Don't buy reversal-correction workbooks at age 5
They're not necessary, and they turn a developmental phase into a remedial-feeling chore. If you want practice, keep it inside ordinary spelling and drawing work.
Don't compare your six-year-old to your nine-year-old's old work
Memory is unkind. Your older child also reversed letters at six. You just forgot, because they grew out of it like most kids do.
When a reversal is actually useful
Here's a twist: some letter reversals tell you exactly which letter is shaky. If your child consistently flips p and q but writes b and d fine, the issue is specific to those two letters and easily targeted. Treat each reversal as a clue, not a verdict.
Keep a one-page running list of which reversals you spot. After a month, you'll have a clear picture of which letters need a few minutes of focused work and which have sorted themselves out.
A two-minute weekly check
Once a week, after a piece of your child's writing, sit together for two minutes and circle any reversed letters in a friendly colour. Say one sentence: "This one's facing the wrong way — can you fix it?" They fix it. Done. No lecture.

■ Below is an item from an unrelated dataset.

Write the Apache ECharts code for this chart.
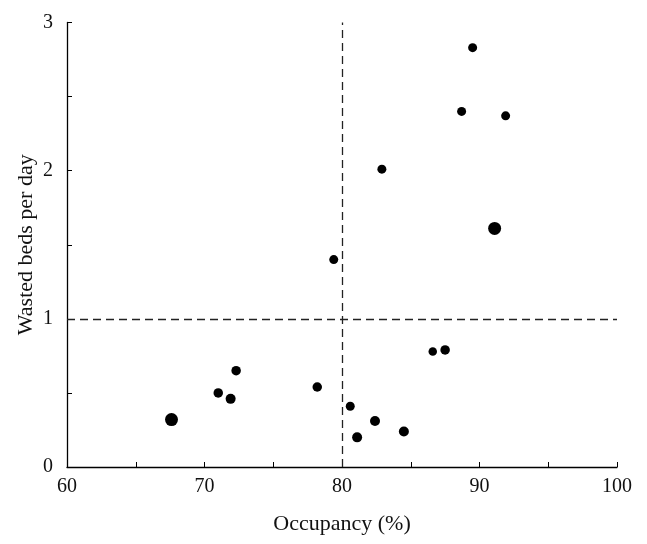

That consistent, low-stakes noticing is what moves reversals out the door, usually within a few months.
If you want to add a small daily practice that builds production rather than just copying, the free 100-word demo at spellingtest.app is a low-friction way to do it. Audio dictation pulls the letter from your child's head rather than letting them imitate a shape, which is precisely the muscle that fixes reversals.
One thing to try this week
Keep one piece of your child's writing this week. Don't correct it on the page. On Sunday, sit together and look at it for two minutes. Spot the reversals. Notice which letters repeat. Try the bed trick on the worst offender. That's the whole intervention.
Most reversals fix themselves. The few that don't respond well to small, consistent attention. Worry, in nearly all cases, is the part you can skip.